## REQUIRED TASK
The listing below begins with the first line you should copy; stop after the line containing "const rowNames = ['出口数量','同比增长'];", and drop every picture.

## SOURCE MATERIAL
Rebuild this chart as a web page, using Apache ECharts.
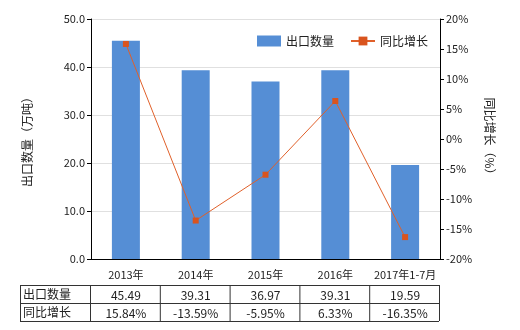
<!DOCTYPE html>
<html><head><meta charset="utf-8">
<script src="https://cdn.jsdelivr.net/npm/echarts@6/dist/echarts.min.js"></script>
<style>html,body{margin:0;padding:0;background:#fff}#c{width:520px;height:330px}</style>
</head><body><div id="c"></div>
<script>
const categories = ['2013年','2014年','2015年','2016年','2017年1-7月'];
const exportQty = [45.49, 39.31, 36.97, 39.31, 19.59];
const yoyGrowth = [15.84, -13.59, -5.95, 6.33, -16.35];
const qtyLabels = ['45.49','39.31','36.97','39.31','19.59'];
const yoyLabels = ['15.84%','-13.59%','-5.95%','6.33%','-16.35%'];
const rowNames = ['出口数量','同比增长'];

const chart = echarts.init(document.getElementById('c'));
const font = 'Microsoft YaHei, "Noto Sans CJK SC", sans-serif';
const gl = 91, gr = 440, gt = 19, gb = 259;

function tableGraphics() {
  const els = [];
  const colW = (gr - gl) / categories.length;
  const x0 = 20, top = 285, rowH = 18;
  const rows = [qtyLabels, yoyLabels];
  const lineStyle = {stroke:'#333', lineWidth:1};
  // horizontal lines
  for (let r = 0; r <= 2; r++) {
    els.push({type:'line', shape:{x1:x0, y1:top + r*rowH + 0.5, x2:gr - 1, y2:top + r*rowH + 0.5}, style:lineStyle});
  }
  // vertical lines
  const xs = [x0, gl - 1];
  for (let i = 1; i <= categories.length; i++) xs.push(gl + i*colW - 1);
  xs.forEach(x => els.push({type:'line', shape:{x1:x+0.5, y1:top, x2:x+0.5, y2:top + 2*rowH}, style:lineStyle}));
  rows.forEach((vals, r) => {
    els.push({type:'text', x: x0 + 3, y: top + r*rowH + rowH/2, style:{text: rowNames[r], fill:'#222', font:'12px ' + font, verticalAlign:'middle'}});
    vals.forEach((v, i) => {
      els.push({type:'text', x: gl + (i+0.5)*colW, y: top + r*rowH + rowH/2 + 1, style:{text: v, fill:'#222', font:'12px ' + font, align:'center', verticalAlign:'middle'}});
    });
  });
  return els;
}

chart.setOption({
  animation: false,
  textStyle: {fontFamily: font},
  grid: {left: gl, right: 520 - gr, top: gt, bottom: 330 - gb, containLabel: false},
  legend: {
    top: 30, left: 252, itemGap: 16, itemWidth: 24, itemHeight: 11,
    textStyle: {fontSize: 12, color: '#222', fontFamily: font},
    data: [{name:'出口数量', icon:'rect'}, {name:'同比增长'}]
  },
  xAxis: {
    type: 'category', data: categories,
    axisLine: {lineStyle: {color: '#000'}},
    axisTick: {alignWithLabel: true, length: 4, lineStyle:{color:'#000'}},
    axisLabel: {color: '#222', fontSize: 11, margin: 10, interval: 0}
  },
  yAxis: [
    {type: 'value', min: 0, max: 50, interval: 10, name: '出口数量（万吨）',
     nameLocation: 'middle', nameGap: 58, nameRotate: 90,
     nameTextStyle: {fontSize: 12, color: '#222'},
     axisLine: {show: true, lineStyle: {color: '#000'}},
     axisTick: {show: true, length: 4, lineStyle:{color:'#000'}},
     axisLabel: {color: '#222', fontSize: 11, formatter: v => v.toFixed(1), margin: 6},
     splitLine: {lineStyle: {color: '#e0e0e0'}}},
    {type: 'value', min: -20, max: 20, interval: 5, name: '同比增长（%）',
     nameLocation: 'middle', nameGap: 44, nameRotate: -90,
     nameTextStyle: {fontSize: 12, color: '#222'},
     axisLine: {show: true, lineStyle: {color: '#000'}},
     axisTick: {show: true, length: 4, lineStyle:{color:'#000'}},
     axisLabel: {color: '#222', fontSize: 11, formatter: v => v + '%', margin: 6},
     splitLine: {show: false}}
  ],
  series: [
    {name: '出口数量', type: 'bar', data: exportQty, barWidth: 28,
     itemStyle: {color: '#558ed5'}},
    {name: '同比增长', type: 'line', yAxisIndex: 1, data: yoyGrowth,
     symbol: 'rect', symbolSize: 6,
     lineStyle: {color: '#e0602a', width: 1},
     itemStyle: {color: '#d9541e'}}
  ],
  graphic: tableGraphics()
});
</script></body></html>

## PROBLEM SOLUTION
Rebuild this chart as a web page, using Apache ECharts.
<!DOCTYPE html>
<html><head><meta charset="utf-8">
<script src="https://cdn.jsdelivr.net/npm/echarts@6/dist/echarts.min.js"></script>
<style>html,body{margin:0;padding:0;background:#fff}#c{width:520px;height:330px}</style>
</head><body><div id="c"></div>
<script>
const categories = ['2013年','2014年','2015年','2016年','2017年1-7月'];
const exportQty = [45.49, 39.31, 36.97, 39.31, 19.59];
const yoyGrowth = [15.84, -13.59, -5.95, 6.33, -16.35];
const qtyLabels = ['45.49','39.31','36.97','39.31','19.59'];
const yoyLabels = ['15.84%','-13.59%','-5.95%','6.33%','-16.35%'];
const rowNames = ['出口数量','同比增长'];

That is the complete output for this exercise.